PROBLEM TO SOLVE. Transcribe only the part of the material below that begins at the line containing "Generate a Python" and ends at the line containing "from decimal import Decimal, ROUND_HALF_UP", with both kept and images left out.

Entries from a dataset:
[Begin]
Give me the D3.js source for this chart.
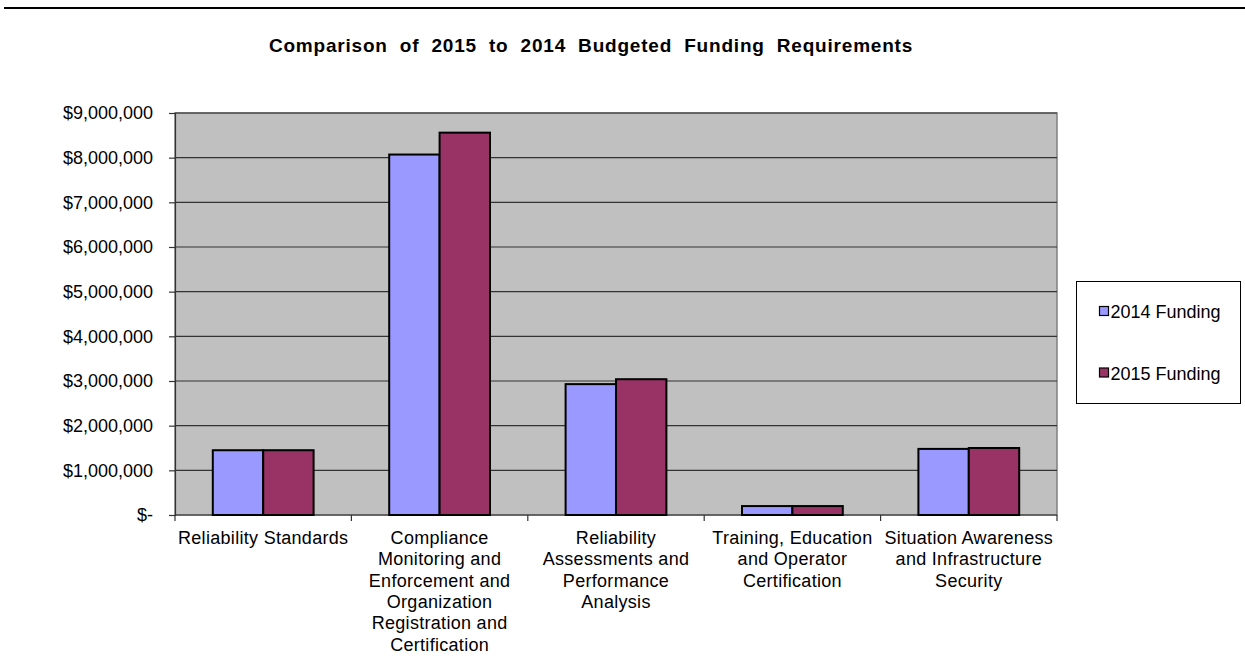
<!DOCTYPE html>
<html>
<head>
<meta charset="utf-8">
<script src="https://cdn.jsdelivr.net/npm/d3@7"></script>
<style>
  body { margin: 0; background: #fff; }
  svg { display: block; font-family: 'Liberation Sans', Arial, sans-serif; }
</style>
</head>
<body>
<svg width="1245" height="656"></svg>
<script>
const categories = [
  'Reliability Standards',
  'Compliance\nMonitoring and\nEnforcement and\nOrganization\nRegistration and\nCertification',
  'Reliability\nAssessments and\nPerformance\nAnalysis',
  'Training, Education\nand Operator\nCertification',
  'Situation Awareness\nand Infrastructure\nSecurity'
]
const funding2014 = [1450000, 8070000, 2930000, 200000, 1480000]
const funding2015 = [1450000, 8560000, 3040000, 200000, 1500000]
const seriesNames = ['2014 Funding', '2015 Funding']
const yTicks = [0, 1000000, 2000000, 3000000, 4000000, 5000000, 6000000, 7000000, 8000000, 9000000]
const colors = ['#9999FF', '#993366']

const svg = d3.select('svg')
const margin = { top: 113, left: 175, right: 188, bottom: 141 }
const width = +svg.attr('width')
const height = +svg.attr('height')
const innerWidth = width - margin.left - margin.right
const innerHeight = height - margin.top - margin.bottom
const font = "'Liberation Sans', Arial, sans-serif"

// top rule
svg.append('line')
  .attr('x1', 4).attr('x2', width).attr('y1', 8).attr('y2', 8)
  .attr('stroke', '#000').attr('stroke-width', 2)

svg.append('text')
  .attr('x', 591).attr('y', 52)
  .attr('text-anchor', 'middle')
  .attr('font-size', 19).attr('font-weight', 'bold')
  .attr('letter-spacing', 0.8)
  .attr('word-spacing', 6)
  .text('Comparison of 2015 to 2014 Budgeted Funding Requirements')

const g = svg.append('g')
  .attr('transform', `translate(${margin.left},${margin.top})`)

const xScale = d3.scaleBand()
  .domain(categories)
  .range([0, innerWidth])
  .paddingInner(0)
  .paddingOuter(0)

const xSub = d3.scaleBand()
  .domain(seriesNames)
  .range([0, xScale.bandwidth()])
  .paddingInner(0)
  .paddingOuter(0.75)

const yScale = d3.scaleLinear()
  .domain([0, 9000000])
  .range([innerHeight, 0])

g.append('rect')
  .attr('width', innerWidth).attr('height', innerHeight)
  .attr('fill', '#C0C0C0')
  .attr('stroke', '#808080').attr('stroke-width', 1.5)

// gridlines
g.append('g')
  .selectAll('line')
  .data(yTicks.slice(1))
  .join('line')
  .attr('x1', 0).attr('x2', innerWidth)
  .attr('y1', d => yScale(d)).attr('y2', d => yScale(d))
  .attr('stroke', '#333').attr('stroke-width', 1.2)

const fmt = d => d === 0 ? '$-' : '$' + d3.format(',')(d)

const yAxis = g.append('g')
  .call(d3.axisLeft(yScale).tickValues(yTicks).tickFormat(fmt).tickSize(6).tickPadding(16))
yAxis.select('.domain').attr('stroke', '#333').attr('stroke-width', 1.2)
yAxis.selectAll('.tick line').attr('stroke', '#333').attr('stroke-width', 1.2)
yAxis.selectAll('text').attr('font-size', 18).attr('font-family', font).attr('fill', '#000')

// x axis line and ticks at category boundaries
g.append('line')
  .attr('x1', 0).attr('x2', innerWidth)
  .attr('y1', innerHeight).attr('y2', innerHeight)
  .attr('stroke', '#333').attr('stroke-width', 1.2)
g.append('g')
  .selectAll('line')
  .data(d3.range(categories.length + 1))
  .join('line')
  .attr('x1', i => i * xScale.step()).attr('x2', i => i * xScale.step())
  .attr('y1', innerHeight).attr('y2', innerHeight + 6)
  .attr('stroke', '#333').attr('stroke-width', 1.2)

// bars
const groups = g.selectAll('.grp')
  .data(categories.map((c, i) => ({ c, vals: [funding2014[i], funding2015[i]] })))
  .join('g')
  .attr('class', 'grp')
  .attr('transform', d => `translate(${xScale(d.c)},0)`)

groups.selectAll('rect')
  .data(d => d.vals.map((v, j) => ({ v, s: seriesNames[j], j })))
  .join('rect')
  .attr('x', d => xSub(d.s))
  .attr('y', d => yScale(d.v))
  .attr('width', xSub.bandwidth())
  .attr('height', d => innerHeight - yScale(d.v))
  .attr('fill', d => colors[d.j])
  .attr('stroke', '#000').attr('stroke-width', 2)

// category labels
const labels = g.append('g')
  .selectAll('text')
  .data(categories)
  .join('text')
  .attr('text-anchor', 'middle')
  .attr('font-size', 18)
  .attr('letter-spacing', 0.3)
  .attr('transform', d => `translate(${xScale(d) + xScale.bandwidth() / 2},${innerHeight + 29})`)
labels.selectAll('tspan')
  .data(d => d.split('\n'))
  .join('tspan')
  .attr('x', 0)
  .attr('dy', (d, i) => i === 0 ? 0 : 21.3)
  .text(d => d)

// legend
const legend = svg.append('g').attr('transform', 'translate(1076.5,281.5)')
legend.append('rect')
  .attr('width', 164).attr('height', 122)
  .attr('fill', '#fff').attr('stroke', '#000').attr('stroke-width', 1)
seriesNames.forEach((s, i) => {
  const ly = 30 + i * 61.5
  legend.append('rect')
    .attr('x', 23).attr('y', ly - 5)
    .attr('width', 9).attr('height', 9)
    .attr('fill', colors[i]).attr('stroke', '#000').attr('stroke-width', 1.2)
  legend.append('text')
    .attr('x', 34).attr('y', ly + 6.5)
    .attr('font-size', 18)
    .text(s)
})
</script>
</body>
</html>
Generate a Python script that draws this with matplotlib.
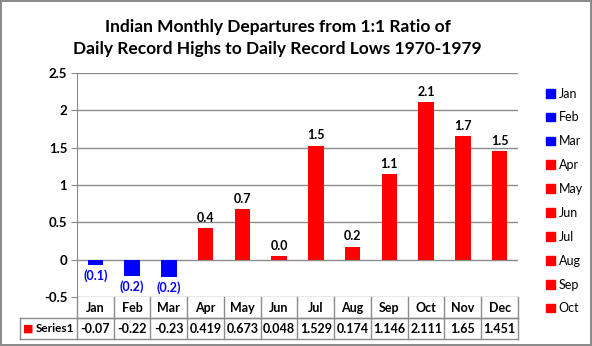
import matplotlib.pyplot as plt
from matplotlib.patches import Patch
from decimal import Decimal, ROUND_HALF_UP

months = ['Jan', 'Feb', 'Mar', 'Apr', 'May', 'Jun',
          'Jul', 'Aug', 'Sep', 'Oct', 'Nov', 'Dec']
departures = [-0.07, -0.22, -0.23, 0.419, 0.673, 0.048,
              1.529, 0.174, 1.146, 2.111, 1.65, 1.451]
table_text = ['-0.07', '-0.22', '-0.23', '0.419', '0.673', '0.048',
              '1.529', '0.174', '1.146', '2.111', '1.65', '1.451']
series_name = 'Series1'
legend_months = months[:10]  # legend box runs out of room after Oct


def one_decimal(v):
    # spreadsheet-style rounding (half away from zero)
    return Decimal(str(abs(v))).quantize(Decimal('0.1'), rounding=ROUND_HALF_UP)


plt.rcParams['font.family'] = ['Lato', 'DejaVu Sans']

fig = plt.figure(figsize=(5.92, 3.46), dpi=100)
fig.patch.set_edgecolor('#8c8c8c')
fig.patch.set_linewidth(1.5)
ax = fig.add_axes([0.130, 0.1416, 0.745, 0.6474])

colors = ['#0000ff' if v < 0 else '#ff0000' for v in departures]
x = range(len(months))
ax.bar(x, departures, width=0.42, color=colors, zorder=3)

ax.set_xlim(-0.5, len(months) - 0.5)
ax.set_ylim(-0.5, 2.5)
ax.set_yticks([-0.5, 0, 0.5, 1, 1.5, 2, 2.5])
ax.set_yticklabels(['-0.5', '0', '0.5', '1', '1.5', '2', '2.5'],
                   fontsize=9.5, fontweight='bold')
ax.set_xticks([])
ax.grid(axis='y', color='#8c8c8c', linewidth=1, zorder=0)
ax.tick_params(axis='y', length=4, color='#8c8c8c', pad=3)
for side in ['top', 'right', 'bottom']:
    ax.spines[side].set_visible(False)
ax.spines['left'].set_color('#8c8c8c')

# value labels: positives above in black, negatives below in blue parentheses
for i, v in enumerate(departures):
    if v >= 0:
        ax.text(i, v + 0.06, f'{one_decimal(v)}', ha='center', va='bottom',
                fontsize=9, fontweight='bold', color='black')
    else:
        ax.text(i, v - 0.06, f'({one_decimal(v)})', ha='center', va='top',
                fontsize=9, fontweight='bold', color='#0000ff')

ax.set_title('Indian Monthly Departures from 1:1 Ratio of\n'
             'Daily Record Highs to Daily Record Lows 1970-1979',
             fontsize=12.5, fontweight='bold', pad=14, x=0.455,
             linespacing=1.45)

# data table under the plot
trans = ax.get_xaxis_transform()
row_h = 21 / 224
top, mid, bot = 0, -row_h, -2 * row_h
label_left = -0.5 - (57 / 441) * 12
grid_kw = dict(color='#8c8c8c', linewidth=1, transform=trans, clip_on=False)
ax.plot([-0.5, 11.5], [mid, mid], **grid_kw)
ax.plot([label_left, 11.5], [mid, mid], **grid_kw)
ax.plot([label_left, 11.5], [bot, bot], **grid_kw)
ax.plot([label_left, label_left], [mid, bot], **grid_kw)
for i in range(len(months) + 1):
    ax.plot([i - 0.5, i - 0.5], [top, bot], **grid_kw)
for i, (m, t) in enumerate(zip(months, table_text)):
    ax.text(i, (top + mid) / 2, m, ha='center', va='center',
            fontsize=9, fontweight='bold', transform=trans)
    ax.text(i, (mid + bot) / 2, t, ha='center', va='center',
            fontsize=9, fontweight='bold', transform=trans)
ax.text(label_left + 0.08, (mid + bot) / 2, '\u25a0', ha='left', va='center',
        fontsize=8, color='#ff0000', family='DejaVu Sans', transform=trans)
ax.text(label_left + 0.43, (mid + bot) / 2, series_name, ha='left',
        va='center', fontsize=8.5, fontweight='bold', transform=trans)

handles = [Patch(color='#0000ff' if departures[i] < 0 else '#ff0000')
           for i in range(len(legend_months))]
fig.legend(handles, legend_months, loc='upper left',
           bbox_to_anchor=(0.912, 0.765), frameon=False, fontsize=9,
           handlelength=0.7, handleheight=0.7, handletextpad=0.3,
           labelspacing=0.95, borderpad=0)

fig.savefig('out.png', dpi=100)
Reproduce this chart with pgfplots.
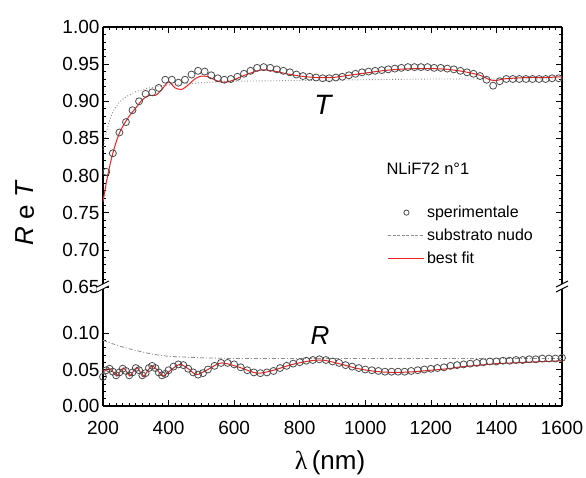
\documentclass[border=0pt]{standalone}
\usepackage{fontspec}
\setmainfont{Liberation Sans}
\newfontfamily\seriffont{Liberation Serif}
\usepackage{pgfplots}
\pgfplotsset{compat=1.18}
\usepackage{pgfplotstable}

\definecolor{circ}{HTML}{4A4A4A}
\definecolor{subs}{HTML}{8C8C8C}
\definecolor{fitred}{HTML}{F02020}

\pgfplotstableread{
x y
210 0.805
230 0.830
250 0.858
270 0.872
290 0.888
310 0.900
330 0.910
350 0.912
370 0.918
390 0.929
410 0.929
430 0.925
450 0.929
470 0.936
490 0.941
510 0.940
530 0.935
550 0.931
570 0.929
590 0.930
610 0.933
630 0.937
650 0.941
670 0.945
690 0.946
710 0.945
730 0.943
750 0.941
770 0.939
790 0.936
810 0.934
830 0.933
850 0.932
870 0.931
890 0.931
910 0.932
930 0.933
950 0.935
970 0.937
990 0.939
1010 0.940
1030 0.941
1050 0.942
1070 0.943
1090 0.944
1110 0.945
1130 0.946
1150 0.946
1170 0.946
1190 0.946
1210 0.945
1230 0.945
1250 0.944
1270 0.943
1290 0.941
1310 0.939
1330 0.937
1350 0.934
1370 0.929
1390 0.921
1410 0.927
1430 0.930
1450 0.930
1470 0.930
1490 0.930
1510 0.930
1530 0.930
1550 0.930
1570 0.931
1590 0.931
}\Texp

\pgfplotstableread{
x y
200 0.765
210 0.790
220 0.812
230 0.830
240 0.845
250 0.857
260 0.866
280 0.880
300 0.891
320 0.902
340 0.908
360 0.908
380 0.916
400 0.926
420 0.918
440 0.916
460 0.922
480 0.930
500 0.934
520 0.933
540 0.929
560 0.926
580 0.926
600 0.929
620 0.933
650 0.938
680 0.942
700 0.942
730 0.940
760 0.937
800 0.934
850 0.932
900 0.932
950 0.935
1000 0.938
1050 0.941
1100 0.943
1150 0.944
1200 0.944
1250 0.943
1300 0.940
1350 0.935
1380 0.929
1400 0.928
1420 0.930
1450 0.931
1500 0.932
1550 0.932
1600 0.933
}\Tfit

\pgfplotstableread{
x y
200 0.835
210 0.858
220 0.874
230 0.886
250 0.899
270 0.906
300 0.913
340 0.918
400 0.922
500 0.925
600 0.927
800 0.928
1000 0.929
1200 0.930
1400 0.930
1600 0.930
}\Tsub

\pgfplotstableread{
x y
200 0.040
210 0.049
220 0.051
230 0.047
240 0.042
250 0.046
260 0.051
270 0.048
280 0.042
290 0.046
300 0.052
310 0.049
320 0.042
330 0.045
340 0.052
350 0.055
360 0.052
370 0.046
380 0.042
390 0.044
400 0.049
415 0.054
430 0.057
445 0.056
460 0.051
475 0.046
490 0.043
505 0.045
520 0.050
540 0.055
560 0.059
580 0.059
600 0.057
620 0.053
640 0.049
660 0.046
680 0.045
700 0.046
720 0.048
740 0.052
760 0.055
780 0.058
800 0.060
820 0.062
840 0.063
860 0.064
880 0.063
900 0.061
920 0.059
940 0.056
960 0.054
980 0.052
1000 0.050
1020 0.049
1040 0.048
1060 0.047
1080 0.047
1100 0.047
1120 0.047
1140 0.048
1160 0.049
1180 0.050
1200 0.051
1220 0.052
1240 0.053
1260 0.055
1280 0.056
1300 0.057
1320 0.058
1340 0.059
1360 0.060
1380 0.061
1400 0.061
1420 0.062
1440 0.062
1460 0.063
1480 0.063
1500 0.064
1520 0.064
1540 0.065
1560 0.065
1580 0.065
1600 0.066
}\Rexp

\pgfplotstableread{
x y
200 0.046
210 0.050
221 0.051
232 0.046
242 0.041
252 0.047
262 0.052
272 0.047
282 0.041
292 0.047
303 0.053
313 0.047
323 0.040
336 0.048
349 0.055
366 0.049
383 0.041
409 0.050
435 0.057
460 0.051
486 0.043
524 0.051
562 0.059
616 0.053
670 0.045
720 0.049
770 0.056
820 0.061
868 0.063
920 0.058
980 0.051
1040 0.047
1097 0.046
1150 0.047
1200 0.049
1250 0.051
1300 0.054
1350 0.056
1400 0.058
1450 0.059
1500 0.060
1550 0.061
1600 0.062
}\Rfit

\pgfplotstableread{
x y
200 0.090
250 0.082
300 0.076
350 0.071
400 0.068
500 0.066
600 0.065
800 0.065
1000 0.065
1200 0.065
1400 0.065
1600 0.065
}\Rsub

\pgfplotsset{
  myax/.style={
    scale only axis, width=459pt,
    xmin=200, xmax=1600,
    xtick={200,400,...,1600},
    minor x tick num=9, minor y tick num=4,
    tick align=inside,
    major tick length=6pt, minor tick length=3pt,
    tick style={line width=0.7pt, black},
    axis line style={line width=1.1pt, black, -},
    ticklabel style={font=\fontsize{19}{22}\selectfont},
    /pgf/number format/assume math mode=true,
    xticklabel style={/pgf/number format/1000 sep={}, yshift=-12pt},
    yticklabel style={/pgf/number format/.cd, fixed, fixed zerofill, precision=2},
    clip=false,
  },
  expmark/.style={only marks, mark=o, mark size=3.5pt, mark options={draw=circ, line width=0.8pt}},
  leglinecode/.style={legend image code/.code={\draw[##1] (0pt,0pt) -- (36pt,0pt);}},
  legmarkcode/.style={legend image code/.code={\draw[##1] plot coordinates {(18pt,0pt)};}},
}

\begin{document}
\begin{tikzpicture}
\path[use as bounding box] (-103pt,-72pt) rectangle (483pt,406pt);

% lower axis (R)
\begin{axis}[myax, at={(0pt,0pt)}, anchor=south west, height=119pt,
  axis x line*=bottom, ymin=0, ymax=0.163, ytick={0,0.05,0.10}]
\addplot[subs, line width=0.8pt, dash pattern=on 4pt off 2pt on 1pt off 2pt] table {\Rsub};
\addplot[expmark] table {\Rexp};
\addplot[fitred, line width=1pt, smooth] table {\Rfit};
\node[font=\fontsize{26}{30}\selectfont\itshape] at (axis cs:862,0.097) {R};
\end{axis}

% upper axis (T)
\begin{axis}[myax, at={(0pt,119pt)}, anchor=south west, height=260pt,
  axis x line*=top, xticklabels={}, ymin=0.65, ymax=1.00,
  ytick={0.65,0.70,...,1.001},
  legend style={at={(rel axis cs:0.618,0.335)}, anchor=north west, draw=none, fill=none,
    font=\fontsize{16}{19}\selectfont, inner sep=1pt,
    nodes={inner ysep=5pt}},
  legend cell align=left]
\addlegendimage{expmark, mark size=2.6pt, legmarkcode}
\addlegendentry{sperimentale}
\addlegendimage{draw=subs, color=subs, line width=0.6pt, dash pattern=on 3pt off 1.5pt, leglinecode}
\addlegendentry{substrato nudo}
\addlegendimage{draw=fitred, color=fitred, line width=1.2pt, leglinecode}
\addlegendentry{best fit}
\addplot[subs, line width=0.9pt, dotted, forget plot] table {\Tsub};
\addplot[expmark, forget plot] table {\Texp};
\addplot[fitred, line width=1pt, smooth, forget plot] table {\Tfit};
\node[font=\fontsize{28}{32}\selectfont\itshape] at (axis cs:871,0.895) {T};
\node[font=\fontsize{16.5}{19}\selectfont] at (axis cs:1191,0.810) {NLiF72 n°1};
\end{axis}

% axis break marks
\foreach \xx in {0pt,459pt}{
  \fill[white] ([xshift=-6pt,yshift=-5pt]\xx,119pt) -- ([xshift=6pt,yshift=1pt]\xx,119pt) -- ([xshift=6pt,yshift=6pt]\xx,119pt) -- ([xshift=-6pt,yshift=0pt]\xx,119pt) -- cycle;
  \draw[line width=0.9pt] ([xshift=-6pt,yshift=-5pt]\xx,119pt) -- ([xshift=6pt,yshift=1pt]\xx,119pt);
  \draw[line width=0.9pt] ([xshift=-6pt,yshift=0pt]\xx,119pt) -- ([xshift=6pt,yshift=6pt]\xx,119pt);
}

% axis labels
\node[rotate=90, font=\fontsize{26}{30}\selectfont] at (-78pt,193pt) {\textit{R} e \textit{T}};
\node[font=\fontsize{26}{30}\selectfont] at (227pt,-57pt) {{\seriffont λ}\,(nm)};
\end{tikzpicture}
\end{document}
[End]
SOLUTION.
Generate a Python script that draws this with matplotlib.
import matplotlib.pyplot as plt
from matplotlib.patches import Patch
from decimal import Decimal, ROUND_HALF_UP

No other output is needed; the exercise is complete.